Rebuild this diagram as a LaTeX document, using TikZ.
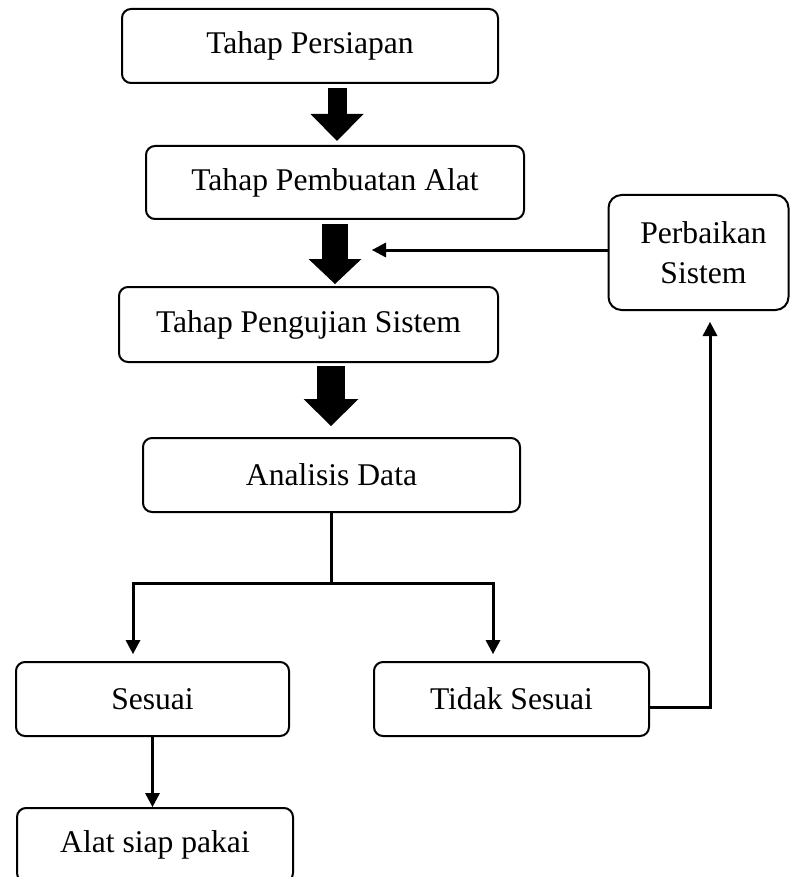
\documentclass[tikz,border=0pt]{standalone}
\usepackage{fontspec}
\setmainfont{Liberation Serif}
\usetikzlibrary{arrows.meta,calc}
\begin{document}
\begin{tikzpicture}[x=0.5pt,y=-0.5pt,
  box/.style={draw, line width=1pt, rounded corners=4.5pt, inner sep=0pt, align=center,
    font=\fontsize{15.8}{20}\selectfont},
  conn/.style={line width=1.5pt},
  tipend/.style={-{Triangle[length=7pt,width=7.5pt,line width=0pt]}},
  blockarrow/.style n args={3}{line width=#1, -{Triangle[length=#3,width=#2,line width=0pt]}}
]
\clip (0,0) rectangle (791,877);
\fill[white] (0,0) rectangle (791,877);

% boxes
\node[box, minimum width=188pt, minimum height=37pt] (persiapan) at (310,46) {Tahap Persiapan};
\node[box, minimum width=189pt, minimum height=36.5pt] (pembuatan) at (335,182.5) {Tahap Pembuatan Alat};
\node[box, minimum width=189.5pt, minimum height=37.5pt] (pengujian) at (308.5,324.5) {Tahap Pengujian Sistem};
\node[box, minimum width=188.5pt, minimum height=37pt] (analisis) at (331.5,475) {Analisis Data};
\node[box, minimum width=90pt, minimum height=57.5pt, rounded corners=6.5pt] (perbaikan) at (698.5,252.5) {\hspace*{5pt}Perbaikan\\\hspace*{5pt}Sistem};
\node[box, minimum width=136.5pt, minimum height=37pt] (sesuai) at (152.5,699) {Sesuai};
\node[box, minimum width=137.5pt, minimum height=37pt] (tidak) at (511.5,699) {Tidak Sesuai};
\node[box, minimum width=138pt, minimum height=37pt] (alat) at (155,845) {Alat siap pakai};

% block arrows
\coordinate (a1) at (337,0);
\coordinate (a2) at (335,0);
\coordinate (a3) at (331,0);
\draw[blockarrow={9.5pt}{26.5pt}{13.5pt}, shorten <=2pt, shorten >=2pt]
  (persiapan.south -| a1) -- (pembuatan.north -| a1);
\draw[blockarrow={13pt}{26.5pt}{12.5pt}, shorten <=2pt, shorten >=1pt]
  (pembuatan.south -| a2) -- (pengujian.north -| a2);
\draw[blockarrow={14pt}{27.5pt}{13.5pt}, shorten <=1.5pt, shorten >=5.5pt]
  (pengujian.south -| a3) -- (analisis.north -| a3);

% feedback arrow
\coordinate (fb) at (372,250);
\draw[conn, tipend] (perbaikan.west |- fb) -- (fb);

% split from Analisis Data
\coordinate (jl) at (133,583);
\coordinate (jr) at (493,583);
\draw[conn] (analisis.south) -- (analisis.south |- jl);
\draw[conn, {Triangle[length=7pt,width=7.5pt,line width=0pt]}-{Triangle[length=7pt,width=7.5pt,line width=0pt]},
  shorten <=3.5pt, shorten >=3.5pt, line join=miter]
  (jl |- sesuai.north) -- (jl) -- (jr) -- (jr |- tidak.north);

% Sesuai -> Alat
\draw[conn, tipend] (sesuai.south) -- (sesuai.south |- alat.north);

% Tidak Sesuai -> Perbaikan
\coordinate (rt) at (710,707);
\draw[conn, tipend, shorten >=5.5pt, line join=miter]
  (tidak.east |- rt) -- (rt) -- (rt |- perbaikan.south);
\end{tikzpicture}
\end{document}
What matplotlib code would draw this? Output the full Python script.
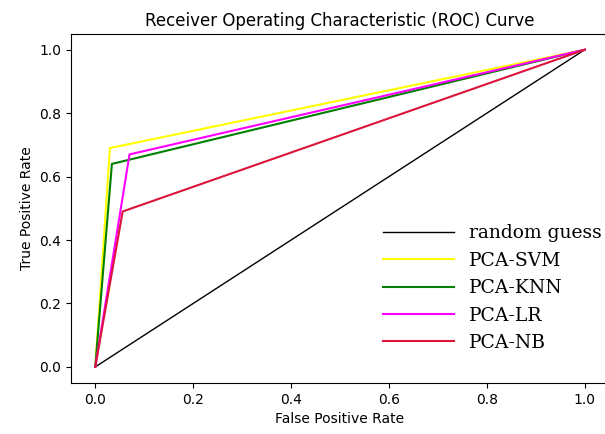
import matplotlib
matplotlib.use("Agg")
import matplotlib.pyplot as plt

# operating points (fpr, tpr) for each classifier
models = ["PCA-SVM", "PCA-KNN", "PCA-LR", "PCA-NB"]
fpr_mid = [0.03, 0.034, 0.07, 0.056]
tpr_mid = [0.69, 0.64, 0.67, 0.49]
colors = ["yellow", "green", "magenta", "crimson"]

fig = plt.figure(figsize=(6.05, 4.34), dpi=100)
ax = fig.add_axes([0.117, 0.118, 0.89, 0.804])

ax.plot([0, 1], [0, 1], color="black", lw=1, label="random guess")
for name, fx, ty, c in zip(models, fpr_mid, tpr_mid, colors):
    ax.plot([0, fx, 1], [0, ty, 1], color=c, lw=1.5, label=name)

ax.set_xlim(-0.05, 1.05)
ax.set_ylim(-0.05, 1.05)
ax.spines["right"].set_visible(False)
ax.set_xlabel("False Positive Rate")
ax.set_ylabel("True Positive Rate")
ax.set_title("Receiver Operating Characteristic (ROC) Curve")
ax.legend(loc="lower right", frameon=False, prop={"family": "DejaVu Serif", "size": 13.5},
          bbox_to_anchor=(1.018, 0.04), labelspacing=0.5, handlelength=3.8)

fig.savefig("out.png", dpi=100)
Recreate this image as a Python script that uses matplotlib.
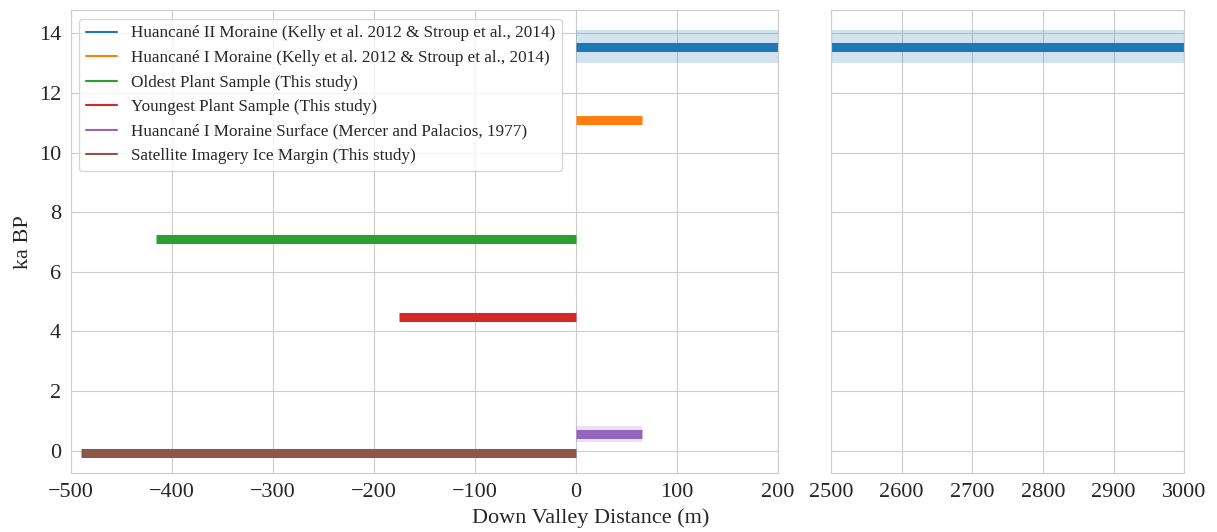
-------------------------
EXERCISE BRIEF — Locate the lines above that hold the word "Python". Show every one of them.

RESULT OF THE TASK —
What matplotlib code would draw this? Output the full Python script.
Recreate this image as a Python script that uses matplotlib.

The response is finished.